Restaurant chain Wahaca recently made the headlines over claims they were willing to deduct money from a waiter’s salary after a group of customers ran out without paying their food bill. Whilst social media users expressed outrage at this sentiment, Wahaca were quick to clarify that this practice would only occur in extreme circumstances and that no action would be taken in this situation.

The media debate surrounding this incident may have caused many employers to question their existing practices. After all, there is nothing unlawful about deducting money from an employee’s salary for an act of misconduct, providing the individual has given their prior written consent. These ‘wastage clauses’ are particularly common in the service industry, with employers often including mention of these within their contracts of employment as a failsafe against incidents which result in a financial cost to the business.

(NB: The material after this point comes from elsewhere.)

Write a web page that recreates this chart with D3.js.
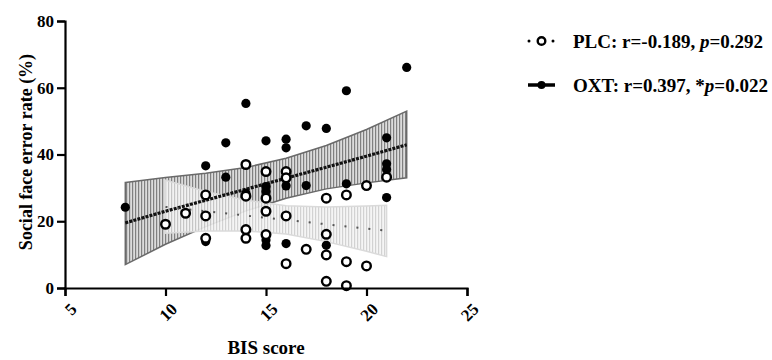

Employees may naturally be unhappy with the prospect of money being taken from their wages and will often look to dispute this. It is therefore important that employers ensure any contractual provision is applied lawfully. For example, Wahaca confirmed they would only deduct money from an employee’s salary in the event of ‘gross negligence’. Therefore, before doing so the company would need to be able to evidence that the employee’s behaviour fell into this category.

Wastage clauses that are applied unlawfully will be open to claims of unauthorised deductions at an employment tribunal. Whilst the compensation for an unauthorised deduction claim is not as high as discrimination or unfair dismissal, losing a case of this nature may still result in significant reputational damage. This means employers should assess each scenario on a case by case basis and be able to present sufficient proof of misconduct.

It is also worth noting that deductions which relate to misconduct will be excluded from National Minimum Wage (NMW) obligations. This means it will be acceptable to deduct an employee’s salary below NMW limits when they are liable and this will not result in potential punitive action from HM Revenue and Customs. Having said this, employers are advised to consider how salary deductions will impact employees financially and the affect this will have on morale. Therefore, it may be wise to consider spreading particularly significant costs across several pay periods to reduce any unnecessary financial impact.

Ultimately, employers can rest easy in the knowledge that deducting money from employees in times of misconduct remains lawful, providing they have the appropriate contractual provisions in place. Having said this, it may still be wise to review any existing contracts to ensure they remain fit for purpose and consider amending certain wording where necessary to ensure greater protection in the future.